Dataset extract:
⁂

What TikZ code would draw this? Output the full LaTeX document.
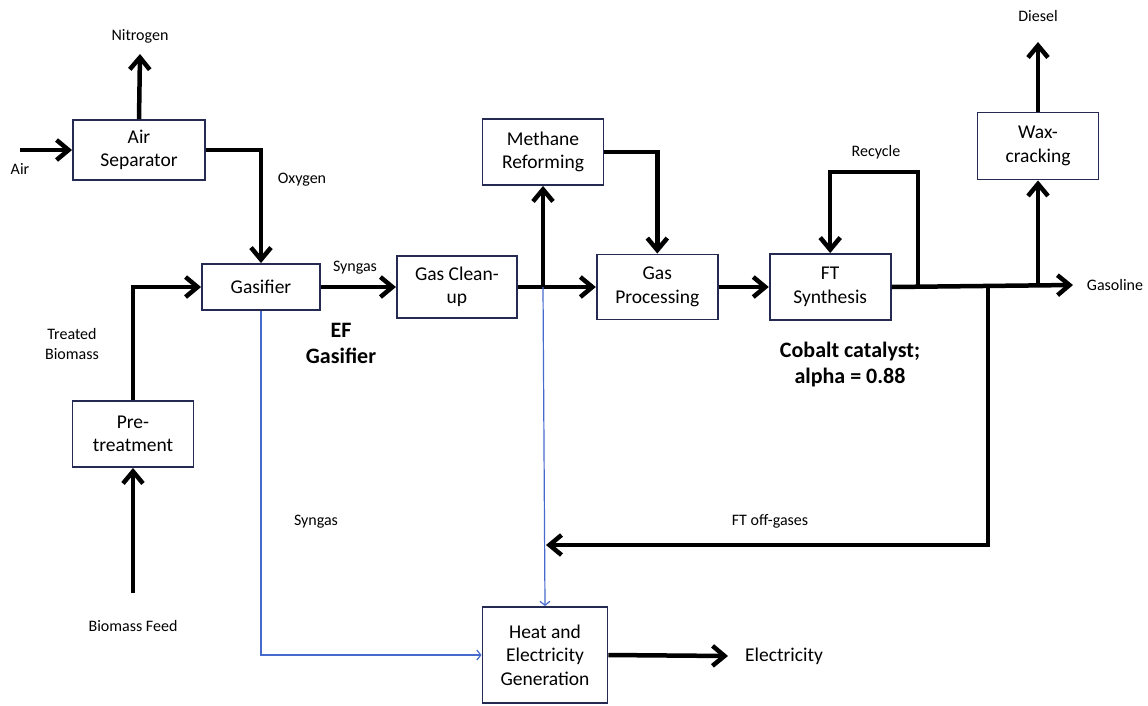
\documentclass[tikz,border=0pt]{standalone}
\usepackage{fontspec}
\setmainfont{Carlito}
\usetikzlibrary{positioning}
\usetikzlibrary{arrows.meta}
\definecolor{boxEdge}{RGB}{36,42,82}
\definecolor{elecBlue}{RGB}{70,105,205}
\tikzset{%
	% Specifications for the process units:
	base/.style = {rectangle, draw=boxEdge, line width=1.9pt, fill=white,
		minimum width=121pt, minimum height=65pt, inner sep=2pt,
		text centered, align=center, font=\fontsize{19.5}{23.5}\selectfont},
	% streams
	flow/.style = {line width=4.5pt, -{Straight Barb[length=12pt, width=20pt]}},
	power/.style = {elecBlue, line width=1.2pt, -{Straight Barb[length=4pt, width=10pt]}},
	stream/.style = {font=\fontsize{16}{19.5}\selectfont, align=center},
	note/.style = {font=\fontsize{22}{26}\selectfont\bfseries, align=center}
}
\begin{document}
\begin{tikzpicture}[x=1pt, y=-1pt]
	\useasboundingbox (0,0) rectangle (1148,705);
	%% front end
	\node [base, minimum width=132pt, minimum height=60pt] (airSep) at (139,150) {Air\\Separator};
	\node [base, minimum width=118pt, minimum height=46pt] (gasifier) at (261,287) {Gasifier};
	\node [base, minimum height=66pt] (preTreat) at (133,434) {Pre-\\treatment};
	\node [stream] (nitrogenLbl) at (140,36) {Nitrogen};
	\node [stream] (airLbl) at (20,169) {Air};
	\node [stream] (oxygenLbl) at (302,180) {Oxygen};
	\node [stream] (treatedLbl) at (72,344) {Treated\\Biomass};
	\node [stream] (feedLbl) at (133,626) {Biomass Feed};
	\node [note] (efLbl) at (341,343) {EF\\Gasifier};
	\coordinate (nitrogenEnd) at (140,54);
	\coordinate (airIn) at (20,150);
	\coordinate (feedIn) at (133,593);
	\draw[flow] (airIn) -- (airSep.west);
	\draw[flow] (airSep.north) -- (nitrogenEnd);
	\draw[flow] (airSep.east) -| (gasifier.north);
	\draw[flow] (feedIn) -- (preTreat.south);
	\draw[flow] (preTreat.north) |- (gasifier.west);
	%% gas train
	\node [base, minimum width=120pt, minimum height=62pt, right=75pt of gasifier] (gasClean) {Gas Clean-\\up};
	\node [base, right=78pt of gasClean] (gasProc) {Gas\\Processing};
	\node [base, minimum height=66pt] (methane) at (543,152) {Methane\\Reforming};
	\node [base, minimum height=66pt, right=50pt of gasProc] (ftSynth) {FT\\Synthesis};
	\node [base, minimum height=67pt] (waxCrack) at (1038,146) {Wax-\\cracking};
	\node [stream] (syngasLbl) at (355,268) {Syngas};
	\node [stream] (recycleLbl) at (876,152) {Recycle};
	\node [stream] (dieselLbl) at (1038,16) {Diesel};
	\node [stream] (gasolineLbl) at (1115,285) {Gasoline};
	\node [note] (cobaltLbl) at (850,365) {Cobalt catalyst;\\alpha = 0.88};
	\draw[flow] (gasifier.east) -- (gasClean.west);
	\coordinate (splitA) at (methane.south |- gasClean.east);
	\draw[flow] (gasClean.east) -- (gasProc.west);
	\draw[flow] (splitA) -- (methane.south);
	\draw[flow] (methane.east) -| (gasProc.north);
	\draw[flow] (gasProc.east) -- (ftSynth.west);
	%% products
	\coordinate (gasolineEnd) at (1073,285);
	\coordinate (recycleTap) at (918,285);
	\coordinate (recycleTop) at (918,172);
	\coordinate (offTap) at (988,285);
	\coordinate (waxTap) at (1038,285);
	\coordinate (dieselEnd) at (1038,42);
	\draw[flow] (ftSynth.east) -- (gasolineEnd);
	\draw[flow] (recycleTap) -- (recycleTop) -| (ftSynth.north);
	\draw[flow] (waxTap) -- (waxCrack.south);
	\draw[flow] (waxCrack.north) -- (dieselEnd);
	%% power block
	\node [base, minimum width=125pt, minimum height=96pt] (heatGen) at (545,655) {Heat and\\Electricity\\Generation};
	\node [stream] (offgasLbl) at (770,521) {FT off-gases};
	\node [stream] (syngasLowLbl) at (316,522) {Syngas};
	\node [font=\fontsize{19.5}{23.5}\selectfont] (elecLbl) at (784,656) {Electricity};
	\coordinate (offEnd) at (546,545);
	\coordinate (elecEnd) at (728,656);
	\draw[power] (splitA) -- (heatGen.north);
	\draw[power] (gasifier.south) |- (heatGen.west);
	\draw[flow] (offTap) |- (offEnd);
	\draw[flow] (heatGen.east) -- (elecEnd);
\end{tikzpicture}
\end{document}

⁂

Given task: Keep the pictures out of the copy and write out the data exactly as it stands.

Solution to the problem:
What TikZ code would draw this? Output the full LaTeX document.
\documentclass[tikz,border=0pt]{standalone}
\usepackage{fontspec}
\setmainfont{Carlito}
\usetikzlibrary{positioning}
\usetikzlibrary{arrows.meta}
\definecolor{boxEdge}{RGB}{36,42,82}
\definecolor{elecBlue}{RGB}{70,105,205}
\tikzset{%
	% Specifications for the process units:
	base/.style = {rectangle, draw=boxEdge, line width=1.9pt, fill=white,
		minimum width=121pt, minimum height=65pt, inner sep=2pt,
		text centered, align=center, font=\fontsize{19.5}{23.5}\selectfont},
	% streams
	flow/.style = {line width=4.5pt, -{Straight Barb[length=12pt, width=20pt]}},
	power/.style = {elecBlue, line width=1.2pt, -{Straight Barb[length=4pt, width=10pt]}},
	stream/.style = {font=\fontsize{16}{19.5}\selectfont, align=center},
	note/.style = {font=\fontsize{22}{26}\selectfont\bfseries, align=center}
}
\begin{document}
\begin{tikzpicture}[x=1pt, y=-1pt]
	\useasboundingbox (0,0) rectangle (1148,705);
	%% front end
	\node [base, minimum width=132pt, minimum height=60pt] (airSep) at (139,150) {Air\\Separator};
	\node [base, minimum width=118pt, minimum height=46pt] (gasifier) at (261,287) {Gasifier};
	\node [base, minimum height=66pt] (preTreat) at (133,434) {Pre-\\treatment};
	\node [stream] (nitrogenLbl) at (140,36) {Nitrogen};
	\node [stream] (airLbl) at (20,169) {Air};
	\node [stream] (oxygenLbl) at (302,180) {Oxygen};
	\node [stream] (treatedLbl) at (72,344) {Treated\\Biomass};
	\node [stream] (feedLbl) at (133,626) {Biomass Feed};
	\node [note] (efLbl) at (341,343) {EF\\Gasifier};
	\coordinate (nitrogenEnd) at (140,54);
	\coordinate (airIn) at (20,150);
	\coordinate (feedIn) at (133,593);
	\draw[flow] (airIn) -- (airSep.west);
	\draw[flow] (airSep.north) -- (nitrogenEnd);
	\draw[flow] (airSep.east) -| (gasifier.north);
	\draw[flow] (feedIn) -- (preTreat.south);
	\draw[flow] (preTreat.north) |- (gasifier.west);
	%% gas train
	\node [base, minimum width=120pt, minimum height=62pt, right=75pt of gasifier] (gasClean) {Gas Clean-\\up};
	\node [base, right=78pt of gasClean] (gasProc) {Gas\\Processing};
	\node [base, minimum height=66pt] (methane) at (543,152) {Methane\\Reforming};
	\node [base, minimum height=66pt, right=50pt of gasProc] (ftSynth) {FT\\Synthesis};
	\node [base, minimum height=67pt] (waxCrack) at (1038,146) {Wax-\\cracking};
	\node [stream] (syngasLbl) at (355,268) {Syngas};
	\node [stream] (recycleLbl) at (876,152) {Recycle};
	\node [stream] (dieselLbl) at (1038,16) {Diesel};
	\node [stream] (gasolineLbl) at (1115,285) {Gasoline};
	\node [note] (cobaltLbl) at (850,365) {Cobalt catalyst;\\alpha = 0.88};
	\draw[flow] (gasifier.east) -- (gasClean.west);
	\coordinate (splitA) at (methane.south |- gasClean.east);
	\draw[flow] (gasClean.east) -- (gasProc.west);
	\draw[flow] (splitA) -- (methane.south);
	\draw[flow] (methane.east) -| (gasProc.north);
	\draw[flow] (gasProc.east) -- (ftSynth.west);
	%% products
	\coordinate (gasolineEnd) at (1073,285);
	\coordinate (recycleTap) at (918,285);
	\coordinate (recycleTop) at (918,172);
	\coordinate (offTap) at (988,285);
	\coordinate (waxTap) at (1038,285);
	\coordinate (dieselEnd) at (1038,42);
	\draw[flow] (ftSynth.east) -- (gasolineEnd);
	\draw[flow] (recycleTap) -- (recycleTop) -| (ftSynth.north);
	\draw[flow] (waxTap) -- (waxCrack.south);
	\draw[flow] (waxCrack.north) -- (dieselEnd);
	%% power block
	\node [base, minimum width=125pt, minimum height=96pt] (heatGen) at (545,655) {Heat and\\Electricity\\Generation};
	\node [stream] (offgasLbl) at (770,521) {FT off-gases};
	\node [stream] (syngasLowLbl) at (316,522) {Syngas};
	\node [font=\fontsize{19.5}{23.5}\selectfont] (elecLbl) at (784,656) {Electricity};
	\coordinate (offEnd) at (546,545);
	\coordinate (elecEnd) at (728,656);
	\draw[power] (splitA) -- (heatGen.north);
	\draw[power] (gasifier.south) |- (heatGen.west);
	\draw[flow] (offTap) |- (offEnd);
	\draw[flow] (heatGen.east) -- (elecEnd);
\end{tikzpicture}
\end{document}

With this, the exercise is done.